1. Calculate the depreciation that would be reported this year under the straight line, units of production, and double declining balance methods. Present your answers and calculations in a schedule on a separate sheet of paper.
2. Which of the three depreciation methods would meet the owners objective? Explain your answer.
3. Evaluate and discuss whether it is ethical to recommend that the company use the method you recommended in #2.
4. What two parties are most directly affected by this recommendation?
5. Explain how each party would be benefited or harmed by the recommendation?
6. Does the recommendation violate any laws or applicable rules? Justify your answer.
7. Indicate and explain any other observations and /or factors that you would consider before making a recommendation.
Assume you are one of three members of the accounting staff working for a small, private company.

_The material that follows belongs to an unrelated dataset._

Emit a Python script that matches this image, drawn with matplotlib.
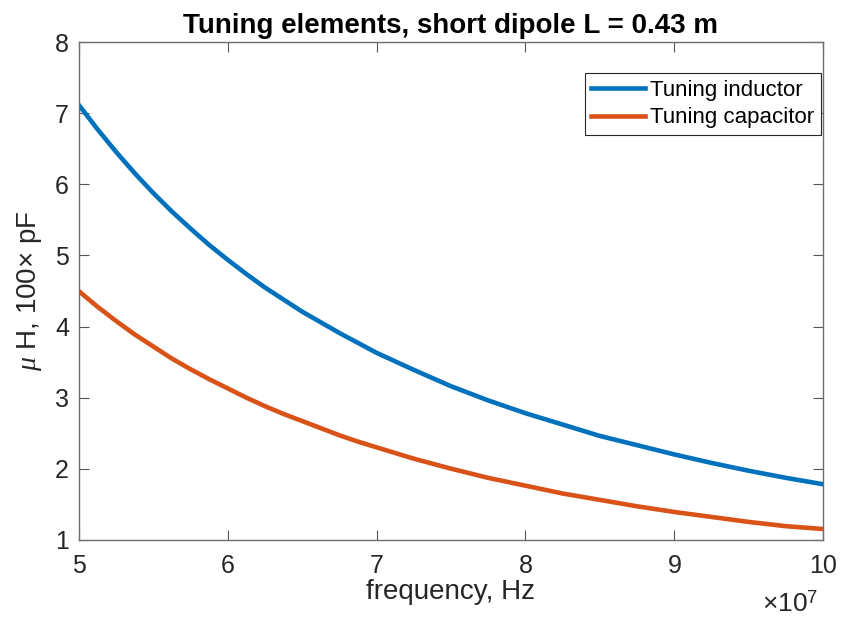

At the beginning of this year, the company expanded into a new industry by acquiring equipment that will be used to make several new lines of products. The owner and general manager of the company have indicated that, as one of the conditions for providing financing for the new equipment, the companys bank will receive a copy of the companys annual financial statements. Another condition of the loan is that the companys total assets cannot fall below $250,000. Violation of this condition gives the bank the option to demand immediate repayment of the loan. Before making the adjustment for this years depreciation, the companys total assets are reported at $255,000. The owner has asked you to take a look at the facts regarding the new equipment and work with the numbers to make sure everything stays onside with the bank.
A depreciation method has yet not been adopted for the new equipment. Equipment used in other parts of the company is depreciated using the double-declining-balance method. The cost of the new equipment was $35,000 and the manager estimates it will be worth at least $7,000 at the end of its four-year useful life. Because the products made with the new equipment are only beginning to catch on with consumers, the company used the equipment to produce just 4,000 units this year. It is expected that, over all four years of its useful life, the new equipment will make a total of 28,000 units.
1. Calculate the depreciation that would be reported this year under the straight line, units of production, and double declining balance methods. Present your answers and calculations in a schedule on a separate sheet of paper.
2. Which of the three depreciation methods would meet the owners objective? Explain your answer.
3. Evaluate and discuss whether it is ethical to recommend that the company use the method you recommended in #2.
4. What two parties are most directly affected by this recommendation?
5. Explain how each party would be benefited or harmed by the recommendation?
6. Does the recommendation violate any laws or applicable rules? Justify your answer.
7. Indicate and explain any other observations and /or factors that you would consider before making a recommendation.